Prices, Non-homotheticities, and Optimal Taxation
90 Pages Posted: 1 Jun 2019 Last revised: 13 Aug 2021
Date Written: August 13, 2021
Abstract
We characterize theoretically and quantitatively the effects of price changes on optimal tax design in the presence of non-homothetic preferences. We provide decompositions showing how price changes transform the cost-benefit analysis of tax policy, as they affect both the marginal social value of redistribution and the efficiency cost of taxation. We find that, rather than offsetting price changes, the optimal tax system amplifies their redistributive effects. Price changes affect the marginal utility of disposable income and generate income effects such that it is optimal to increase redistribution toward households with a higher marginal propensity to spend on goods with falling relative prices.
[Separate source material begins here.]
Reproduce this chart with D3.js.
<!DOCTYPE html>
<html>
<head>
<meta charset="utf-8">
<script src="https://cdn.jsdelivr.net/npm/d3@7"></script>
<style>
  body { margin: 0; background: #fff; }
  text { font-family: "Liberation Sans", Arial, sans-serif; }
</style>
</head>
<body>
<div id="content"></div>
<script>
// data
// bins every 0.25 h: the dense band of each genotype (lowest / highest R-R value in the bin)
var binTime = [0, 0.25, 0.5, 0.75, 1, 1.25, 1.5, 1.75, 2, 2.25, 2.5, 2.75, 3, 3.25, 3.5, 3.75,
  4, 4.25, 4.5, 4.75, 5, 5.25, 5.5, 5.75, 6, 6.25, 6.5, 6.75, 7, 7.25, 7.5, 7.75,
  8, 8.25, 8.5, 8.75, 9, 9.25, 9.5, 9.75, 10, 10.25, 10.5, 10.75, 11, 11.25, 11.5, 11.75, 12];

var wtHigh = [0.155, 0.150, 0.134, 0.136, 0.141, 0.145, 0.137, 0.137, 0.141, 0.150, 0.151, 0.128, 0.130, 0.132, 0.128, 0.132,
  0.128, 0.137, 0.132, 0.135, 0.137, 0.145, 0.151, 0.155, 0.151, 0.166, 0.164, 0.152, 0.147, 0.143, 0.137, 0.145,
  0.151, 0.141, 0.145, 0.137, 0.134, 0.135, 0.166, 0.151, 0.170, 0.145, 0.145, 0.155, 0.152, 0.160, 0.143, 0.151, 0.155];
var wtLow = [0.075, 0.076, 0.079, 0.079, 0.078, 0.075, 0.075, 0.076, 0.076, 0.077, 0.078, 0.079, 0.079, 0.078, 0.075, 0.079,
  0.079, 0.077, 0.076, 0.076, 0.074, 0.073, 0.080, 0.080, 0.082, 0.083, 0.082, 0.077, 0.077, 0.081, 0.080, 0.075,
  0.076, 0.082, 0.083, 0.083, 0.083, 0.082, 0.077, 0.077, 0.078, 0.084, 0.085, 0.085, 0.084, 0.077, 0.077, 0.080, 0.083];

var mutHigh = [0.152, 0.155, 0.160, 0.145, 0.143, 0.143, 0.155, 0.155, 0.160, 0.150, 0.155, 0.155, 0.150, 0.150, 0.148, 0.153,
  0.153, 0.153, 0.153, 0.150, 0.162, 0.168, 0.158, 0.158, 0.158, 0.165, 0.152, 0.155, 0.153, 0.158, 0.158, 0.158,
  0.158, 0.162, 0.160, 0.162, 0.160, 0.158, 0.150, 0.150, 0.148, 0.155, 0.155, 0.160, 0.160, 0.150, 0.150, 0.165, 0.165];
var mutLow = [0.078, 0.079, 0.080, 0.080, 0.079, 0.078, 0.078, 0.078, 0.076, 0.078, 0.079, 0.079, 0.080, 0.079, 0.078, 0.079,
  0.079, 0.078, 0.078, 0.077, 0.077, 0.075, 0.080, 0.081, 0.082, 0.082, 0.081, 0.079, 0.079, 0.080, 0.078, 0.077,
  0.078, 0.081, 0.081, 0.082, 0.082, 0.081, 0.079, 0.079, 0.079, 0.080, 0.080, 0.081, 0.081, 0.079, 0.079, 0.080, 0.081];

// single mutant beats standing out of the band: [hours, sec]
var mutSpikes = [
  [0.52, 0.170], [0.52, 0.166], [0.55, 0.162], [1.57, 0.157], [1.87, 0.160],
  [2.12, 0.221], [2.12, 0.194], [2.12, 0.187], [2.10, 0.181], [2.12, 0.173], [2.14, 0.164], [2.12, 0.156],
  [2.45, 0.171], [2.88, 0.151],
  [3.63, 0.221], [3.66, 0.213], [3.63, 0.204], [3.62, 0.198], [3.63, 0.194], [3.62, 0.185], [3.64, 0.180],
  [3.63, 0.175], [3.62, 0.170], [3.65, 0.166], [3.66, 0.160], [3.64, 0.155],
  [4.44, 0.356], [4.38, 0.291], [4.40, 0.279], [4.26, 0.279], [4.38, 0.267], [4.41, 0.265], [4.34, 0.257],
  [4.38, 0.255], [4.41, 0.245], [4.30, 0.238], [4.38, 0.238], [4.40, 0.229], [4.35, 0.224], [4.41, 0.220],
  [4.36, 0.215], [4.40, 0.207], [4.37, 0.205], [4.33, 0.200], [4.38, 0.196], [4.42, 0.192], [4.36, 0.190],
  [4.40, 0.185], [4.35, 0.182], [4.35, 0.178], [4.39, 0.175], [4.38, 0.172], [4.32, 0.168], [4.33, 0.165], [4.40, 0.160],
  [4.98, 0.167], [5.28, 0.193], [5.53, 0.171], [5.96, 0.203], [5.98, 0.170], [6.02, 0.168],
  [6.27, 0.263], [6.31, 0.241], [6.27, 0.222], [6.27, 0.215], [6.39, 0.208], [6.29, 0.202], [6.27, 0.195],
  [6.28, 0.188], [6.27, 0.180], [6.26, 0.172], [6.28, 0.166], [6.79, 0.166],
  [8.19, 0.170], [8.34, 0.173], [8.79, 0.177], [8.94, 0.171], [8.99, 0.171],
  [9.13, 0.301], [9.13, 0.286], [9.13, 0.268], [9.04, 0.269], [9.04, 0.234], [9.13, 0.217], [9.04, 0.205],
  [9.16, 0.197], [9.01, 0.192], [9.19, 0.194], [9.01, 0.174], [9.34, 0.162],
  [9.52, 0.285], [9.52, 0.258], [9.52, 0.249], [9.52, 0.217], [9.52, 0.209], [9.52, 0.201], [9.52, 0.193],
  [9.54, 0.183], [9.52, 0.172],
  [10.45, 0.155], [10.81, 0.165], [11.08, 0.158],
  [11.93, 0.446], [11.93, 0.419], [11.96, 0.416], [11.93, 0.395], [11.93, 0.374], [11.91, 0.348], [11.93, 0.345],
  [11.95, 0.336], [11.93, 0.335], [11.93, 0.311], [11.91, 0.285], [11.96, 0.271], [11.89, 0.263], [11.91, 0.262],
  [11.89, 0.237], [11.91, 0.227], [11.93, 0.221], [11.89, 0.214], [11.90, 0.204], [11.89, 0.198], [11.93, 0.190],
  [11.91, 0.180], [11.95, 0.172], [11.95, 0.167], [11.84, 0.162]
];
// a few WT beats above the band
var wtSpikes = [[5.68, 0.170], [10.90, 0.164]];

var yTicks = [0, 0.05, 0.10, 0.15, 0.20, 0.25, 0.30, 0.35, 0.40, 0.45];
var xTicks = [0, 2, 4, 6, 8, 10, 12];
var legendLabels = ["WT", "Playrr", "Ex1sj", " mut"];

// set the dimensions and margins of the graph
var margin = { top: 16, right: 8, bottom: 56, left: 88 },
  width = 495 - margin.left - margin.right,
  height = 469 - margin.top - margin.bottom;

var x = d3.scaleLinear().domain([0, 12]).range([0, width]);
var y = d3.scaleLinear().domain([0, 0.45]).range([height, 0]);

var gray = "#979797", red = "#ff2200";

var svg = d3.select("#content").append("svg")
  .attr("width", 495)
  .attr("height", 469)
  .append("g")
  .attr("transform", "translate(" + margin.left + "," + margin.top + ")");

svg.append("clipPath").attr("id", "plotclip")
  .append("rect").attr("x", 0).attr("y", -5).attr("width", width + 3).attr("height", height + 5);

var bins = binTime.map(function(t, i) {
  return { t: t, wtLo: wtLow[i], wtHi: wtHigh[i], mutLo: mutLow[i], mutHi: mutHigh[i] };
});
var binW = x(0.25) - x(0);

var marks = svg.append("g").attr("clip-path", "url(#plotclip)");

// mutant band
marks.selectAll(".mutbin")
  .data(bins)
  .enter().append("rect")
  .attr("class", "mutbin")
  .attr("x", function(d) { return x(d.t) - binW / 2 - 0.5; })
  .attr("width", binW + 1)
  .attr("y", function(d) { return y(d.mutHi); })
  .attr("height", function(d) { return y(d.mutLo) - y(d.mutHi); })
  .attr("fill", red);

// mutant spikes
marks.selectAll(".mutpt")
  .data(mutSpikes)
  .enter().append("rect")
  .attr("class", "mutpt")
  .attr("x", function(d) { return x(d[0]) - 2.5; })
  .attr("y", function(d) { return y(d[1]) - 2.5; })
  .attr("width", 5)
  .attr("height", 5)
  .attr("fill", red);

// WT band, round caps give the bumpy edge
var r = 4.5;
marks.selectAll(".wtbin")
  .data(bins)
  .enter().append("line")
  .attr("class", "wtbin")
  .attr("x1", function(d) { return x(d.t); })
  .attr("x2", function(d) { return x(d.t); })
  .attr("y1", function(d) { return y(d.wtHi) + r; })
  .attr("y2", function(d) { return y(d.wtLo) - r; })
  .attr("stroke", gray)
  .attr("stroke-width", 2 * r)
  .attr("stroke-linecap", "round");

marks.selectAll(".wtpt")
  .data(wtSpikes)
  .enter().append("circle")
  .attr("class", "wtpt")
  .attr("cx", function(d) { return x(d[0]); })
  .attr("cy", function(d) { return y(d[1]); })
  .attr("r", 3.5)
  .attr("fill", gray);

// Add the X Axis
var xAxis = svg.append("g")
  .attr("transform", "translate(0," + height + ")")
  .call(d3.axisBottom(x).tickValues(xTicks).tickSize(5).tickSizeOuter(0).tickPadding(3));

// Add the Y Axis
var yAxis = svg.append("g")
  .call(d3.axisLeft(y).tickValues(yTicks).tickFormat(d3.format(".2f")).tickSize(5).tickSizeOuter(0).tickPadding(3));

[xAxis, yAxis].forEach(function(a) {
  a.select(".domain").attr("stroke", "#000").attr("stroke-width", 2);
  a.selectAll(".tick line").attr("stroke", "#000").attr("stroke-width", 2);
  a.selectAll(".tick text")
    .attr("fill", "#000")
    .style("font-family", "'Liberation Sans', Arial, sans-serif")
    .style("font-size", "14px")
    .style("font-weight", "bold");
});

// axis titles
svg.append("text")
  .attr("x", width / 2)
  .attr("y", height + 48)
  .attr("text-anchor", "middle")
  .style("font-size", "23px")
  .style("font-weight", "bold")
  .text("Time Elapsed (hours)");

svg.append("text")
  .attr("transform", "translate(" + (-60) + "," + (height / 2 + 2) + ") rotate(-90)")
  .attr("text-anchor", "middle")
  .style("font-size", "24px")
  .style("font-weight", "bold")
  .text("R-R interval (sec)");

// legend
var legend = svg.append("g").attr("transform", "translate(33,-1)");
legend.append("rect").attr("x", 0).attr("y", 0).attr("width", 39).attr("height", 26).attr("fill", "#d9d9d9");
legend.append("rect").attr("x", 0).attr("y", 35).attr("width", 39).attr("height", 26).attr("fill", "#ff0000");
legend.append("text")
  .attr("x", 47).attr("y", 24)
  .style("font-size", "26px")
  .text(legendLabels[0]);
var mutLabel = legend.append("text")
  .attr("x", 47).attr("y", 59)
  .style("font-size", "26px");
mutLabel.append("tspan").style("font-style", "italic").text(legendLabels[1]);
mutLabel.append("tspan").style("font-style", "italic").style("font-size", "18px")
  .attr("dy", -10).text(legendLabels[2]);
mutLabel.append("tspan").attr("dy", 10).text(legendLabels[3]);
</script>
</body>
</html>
Optimal tax design creates a feedback loop whereby taxes shift demands for products, inducing a further change in prices in general equilibrium, and a new response of the tax schedule. With a quantitative model matching observed non-homotheticities and the empirical elasticity of prices to market size in the United States, we find large impacts on optimal marginal tax rates and welfare across the skill distribution. Due to the amplification channel, (i) the optimal tax schedule is more redistributive when accounting for non-homothetic spending patterns, (ii) observed heterogeneous inflation rates, which are lower for luxuries relative to necessities in the United States, generate a regressive tax response.